Last week I highlighted the fact that we can make a new start any day of the year but for many of us the New Year IS THEE new starting point. Advertisements, programmes and even our inner voices flag up the need for some sort of re birthing, calling us to make it different this year, to make it better, to succeed and make it happen; create a new you, new body, new wardrobe, new career, new beginnings, new life, but the thing is the ‘old you’ comes along for the ride so old habits don’t just suddenly cease to be when the world and it’s wives start to belt out Ould Lang Sang. The first gulp of newness can be short-lived especially if you have high expectations with an ‘I want it now’ mentality to morphosise into something amazing over night. We all know change and improvement does not happen that way and it’s more like a slow gradual step-by-step focus that in time develops into a new habit or a life change.
Writing down your dreams and aspirations can help. Penning your goals on paper can prompt a part of your brain, known as the reticular activating system (RAS), to become alert to something that is important to you. The RAS sends the urgent stuff to the active part of your brain, and sends the non urgent to the subconscious. The keenest, most familiar example of the reticular activating system at work is when you are in the middle of conversation in a packed room and suddenly, someone speaks your name. That one word cuts through the sea of sound and your ears immediately perk up. You turn your head toward the speaker, a prime example of your monitoring mechanism, your reticular activating system, at work. You have just tuned in to something specific and useful to you. Although you may think you are giving your conversational companion undivided attention, the fact is your attention is fragmented and subconsciously taking in the mass of noise around you, sorting, sorting, sorting, even as you speak.

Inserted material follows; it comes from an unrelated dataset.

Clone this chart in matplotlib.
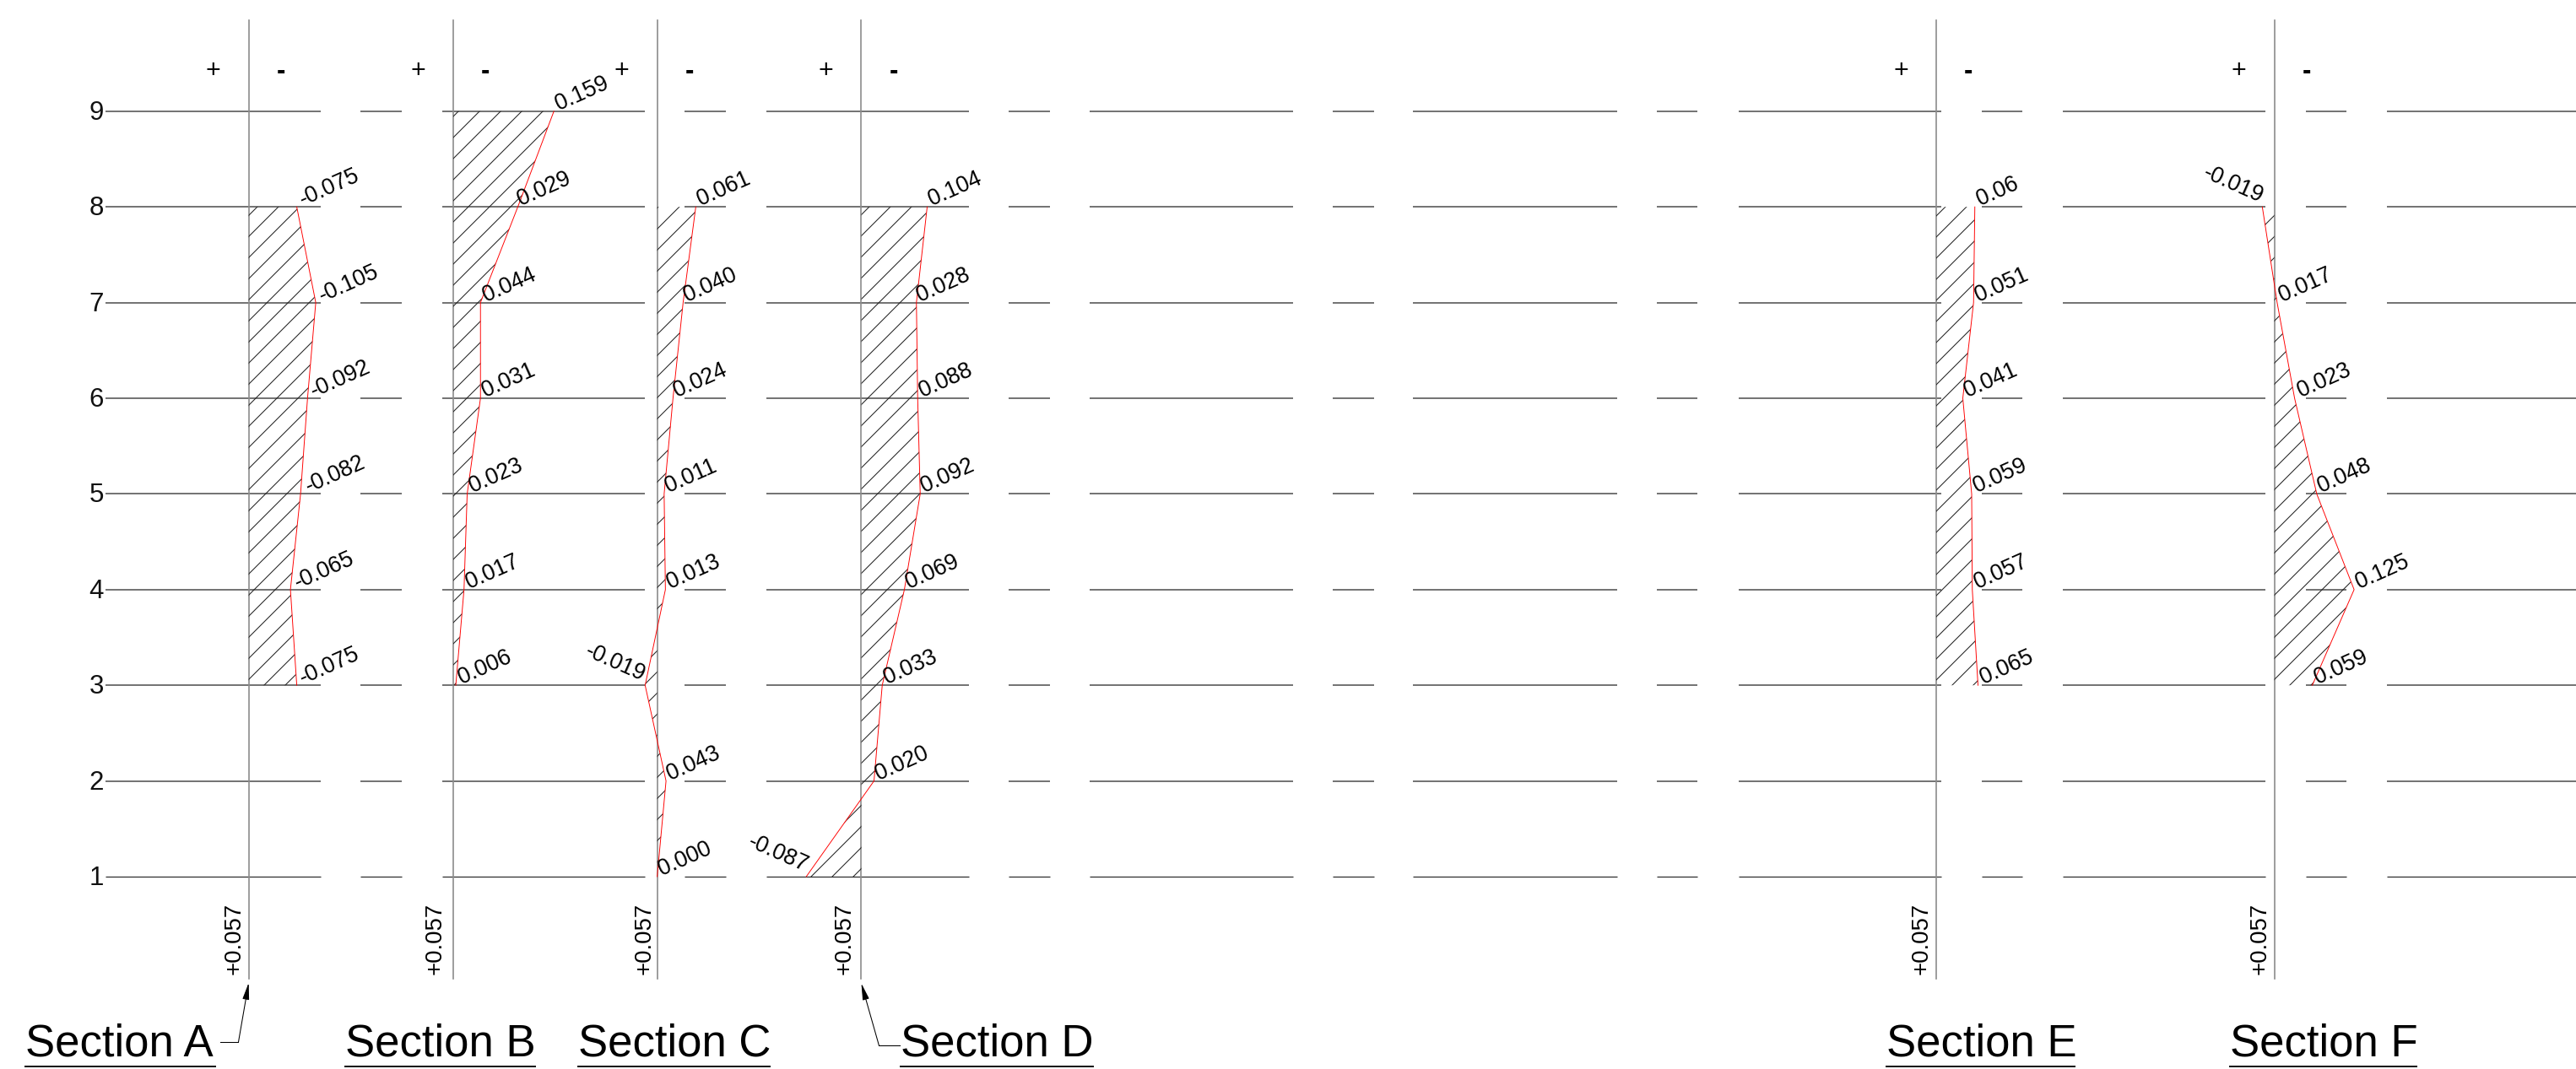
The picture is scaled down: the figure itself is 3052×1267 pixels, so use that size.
import matplotlib
matplotlib.use('Agg')
import matplotlib.pyplot as plt
from matplotlib.patches import Polygon

plt.rcParams['font.family'] = ['Liberation Sans', 'DejaVu Sans']
plt.rcParams['hatch.linewidth'] = 0.5

W, H, DPI = 3053, 1267, 150

# Storey levels
storeys = [1, 2, 3, 4, 5, 6, 7, 8, 9]
levels_a = [8, 7, 6, 5, 4, 3]
levels_b = [9, 8, 7, 6, 5, 4, 3]
levels_c = [8, 7, 6, 5, 4, 3, 2, 1]
levels_d = [8, 7, 6, 5, 4, 3, 2, 1]
levels_e = [8, 7, 6, 5, 4, 3]
levels_f = [8, 7, 6, 5, 4, 3]

# Drawn profile of each section, measured from its axis
defl_a = [0.076, 0.106, 0.093, 0.082, 0.066, 0.076]
defl_b = [0.159, 0.102, 0.043, 0.043, 0.022, 0.017, 0.004]
defl_c = [0.061, 0.041, 0.025, 0.011, 0.013, -0.019, 0.014, 0.0]
defl_d = [0.104, 0.087, 0.089, 0.093, 0.068, 0.033, 0.020, -0.087]
defl_e = [0.061, 0.059, 0.042, 0.056, 0.057, 0.066]
defl_f = [-0.019, 0.0044, 0.032, 0.067, 0.126, 0.060]

# Values printed next to the profile
text_a = ['-0.075', '-0.105', '-0.092', '-0.082', '-0.065', '-0.075']
text_b = ['0.159', '0.029', '0.044', '0.031', '0.023', '0.017', '0.006']
text_c = ['0.061', '0.040', '0.024', '0.011', '0.013', '-0.019', '0.043', '0.000']
text_d = ['0.104', '0.028', '0.088', '0.092', '0.069', '0.033', '0.020', '-0.087']
text_e = ['0.06', '0.051', '0.041', '0.059', '0.057', '0.065']
text_f = ['-0.019', '0.017', '0.023', '0.048', '0.125', '0.059']

section_names = ['Section A', 'Section B', 'Section C', 'Section D', 'Section E', 'Section F']
axis_label = '+0.057'

# Layout, in pixels of the final picture
axis_x = [294.6, 537, 778.6, 1020.5, 2294, 2694.6]
title_x = [(29, 256), (408, 634.6), (684, 912.6), (1066.5, 1296), (2233.7, 2459.5), (2640.7, 2864)]
axis_text_x = [278, 516, 763.5, 1001, 2277, 2677.5]
label_x_a = [357, 379.5, 370, 363.5, 351, 357]
label_x_b = [660, 615.4, 574, 572.7, 558, 553.6, 545]
label_x_c = [827.7, 812, 799.6, 789.7, 792, 761, 792, 781.7]
label_x_d = [1101.8, 1088.4, 1090.6, 1093.3, 1075.4, 1048.7, 1039.3, 953.6]
label_x_e = [2344, 2342.5, 2329.5, 2339.8, 2341.5, 2348]
label_x_f = [2677.7, 2702, 2724, 2748, 2793, 2744]
grid_spans = [(125, 380), (427, 476), (523.6, 764), (811, 860), (908, 1148), (1195.5, 1244),
              (1291.5, 1532), (1579, 1628), (1674, 1916), (1963, 2011), (2060, 2300),
              (2348, 2396), (2444, 2684), (2732, 2780), (2828, 3053)]
PX_PER_UNIT = 750
Y1, STOREY_H = 1039.0, 113.4


def py(s):
    return Y1 - (s - 1) * STOREY_H


fig = plt.figure(figsize=(W / DPI, H / DPI), dpi=DPI)
ax = fig.add_axes([0, 0, 1, 1])
ax.set_xlim(0, W)
ax.set_ylim(H, 0)
ax.axis('off')

# storey lines
for s in storeys:
    col = '#222222' if s == 1 else '#5a5a5a'
    lw = 0.55 if s == 1 else 0.8
    for x0, x1 in grid_spans:
        ax.plot([x0, x1], [py(s), py(s)], color=col, lw=lw, solid_capstyle='butt', zorder=1)
    ax.text(123, py(s) + 2, str(s), fontsize=15, ha='right', va='center', color='#111111')

sections = [
    (levels_a, defl_a, text_a, label_x_a),
    (levels_b, defl_b, text_b, label_x_b),
    (levels_c, defl_c, text_c, label_x_c),
    (levels_d, defl_d, text_d, label_x_d),
    (levels_e, defl_e, text_e, label_x_e),
    (levels_f, defl_f, text_f, label_x_f),
]

for i, (levels, defl, texts, label_x) in enumerate(sections):
    x0 = axis_x[i]
    ax.plot([x0, x0], [24, 1160], color='#8c8c8c', lw=0.8, zorder=2)
    ax.text(x0 - 42, 84, '+', fontsize=14.5, ha='center', va='center', color='black')
    ax.text(x0 + 38, 85, '-', fontsize=15, ha='center', va='center', color='black', fontweight='bold')
    ax.text(axis_text_x[i], 1155, axis_label, fontsize=13.2, rotation=90, ha='center', va='bottom', color='black')

    xs = [x0 + PX_PER_UNIT * d for d in defl]
    ys = [py(s) for s in levels]
    outline = list(zip(xs, ys)) + [(x0, ys[-1]), (x0, ys[0])]
    ax.add_patch(Polygon(outline, closed=True, fill=False, hatch='//', edgecolor='#222222', lw=0, zorder=3))
    ax.plot(xs, ys, color='red', lw=0.45, zorder=4)

    for s, t, lx in zip(levels, texts, label_x):
        neg_left = t.startswith('-') and i in (2, 3, 5)
        if neg_left:
            ax.text(lx, py(s) - 5, t, fontsize=12.8, rotation=-24, rotation_mode='anchor',
                    ha='right', va='baseline', color='black', zorder=5)
        else:
            ax.text(lx + 2, py(s) - 1, t, fontsize=12.8, rotation=24, rotation_mode='anchor',
                    ha='left', va='baseline', color='black', zorder=5)

    # section title, underlined
    tx0, tx1 = title_x[i]
    ax.text(tx0 + 1, 1252, section_names[i], fontsize=25.3, ha='left', va='baseline', color='black')
    ax.plot([tx0, tx1], [1264, 1264], color='black', lw=0.9, solid_capstyle='butt')

# leaders from the titles to sections A and D
ax.annotate('', xy=(294.6, 1165), xytext=(282.5, 1235),
            arrowprops=dict(arrowstyle='-|>,head_length=0.8,head_width=0.16', color='black', lw=0.5,
                            shrinkA=0, shrinkB=0))
ax.plot([261.5, 282.5], [1235, 1235], color='black', lw=0.5)
ax.annotate('', xy=(1020.5, 1165.5), xytext=(1041.5, 1239.4),
            arrowprops=dict(arrowstyle='-|>,head_length=0.8,head_width=0.16', color='black', lw=0.5,
                            shrinkA=0, shrinkB=0))
ax.plot([1041.5, 1066], [1239.4, 1239.4], color='black', lw=0.5)

fig.savefig('out.png', dpi=DPI)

The RAS is like a filtering system of the brain. Writing it down sets up the filter. Things start to appear—it’s a matter of your filtering system. If you have never owned a purple Beetle before, and you buy a purple Beetle, all of a sudden you see them everywhere. You might wonder where they all appeared from but they were there all along; you were just not paying attention to them.
Putting a goal in writing is like buying a purple Beetle; it sets up a filter that helps you be aware of certain things in your surroundings. Once you write down a goal, your brain will be working overtime to see you get it, and will alert you to the signs and signals that, like the purple Beetles, were there all along. Often a goal, once written, will materialize without any further effort on your part. But it doesn’t hurt to “prime the pump.” The more attractive you make whatever you goal, and the more you approach it in a spirit of fun, the more synchronicity will play along to make your dream a reality. When you show your earnestness and intention by writing it down, something opens up. The word gets out. “Priming the pump” creates a kind of Jungian synchronicity, a convergence of meaningful events. Write it down to be clear in your commitment to its possibility, and then activity here will create related movement there. So if you have a burning ambition or goal for this year, get writing. Write it down to make it happen.